A tenor de los comportamientos en el Estado, parece como si empezáramos a olvidar los avances que en términos de una democracia occidental se asentaron tras los horrores de la Segunda Guerra Mundial. La globalización, el triunfo de la mentira en los relatos como manipulación masiva, el miedo al terrorismo internacional, la sensación de inseguridad, etc. están provocando una merma de las libertades que nos caracterizaban como sociedad avanzada. Pérdida de valores acentuada en España de un tiempo a esta parte y que ha tenido como reproche, una vez más, al Tribunal Europeo de Derechos Humanos y la vulneración creciente que desde las instituciones del Estado se hace del derecho a la libertad de expresión.

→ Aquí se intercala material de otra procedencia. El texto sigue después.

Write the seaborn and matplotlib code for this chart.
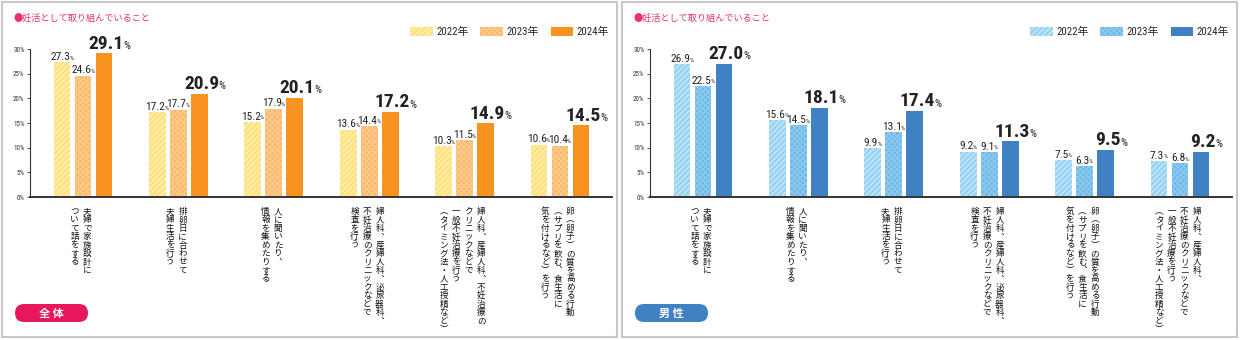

El estado de derecho es cada vez más estado de desecho. Así lo ha dicho Aministía Internacional en su último informe. Un dosier contundente y ruborizante. Como lo es el hecho de que los jóvenes de Altsasu, detenidos tras una agresión tabernaria a guardias civiles y sus parejas, lleven en prisión preventiva acusados de terrorismo desde noviembre de 2016.

Igualmente indignante es que Junqueras, Forn y Los Jordis lleven ya más tiempo encarcelados preventivamente en Estremera y Soto del Real que el que estuvieron cumpliendo condena José Barrionuevo y Rafael Vera, penados a diez años de prisión por el secuestro de Segundo Marey, primera acción reivindicada por los GAL.

Aquí hay mucha decadencia. Hay más manipuladores que relatores de la verdad. Más censura que apologistas del terrorismo. Más justicieros vengativos que legisladores o jueces equitativos. Más carroñeros que víctimas. Más mentirosos. Y más cojos. Cojos en democracia y en libertad.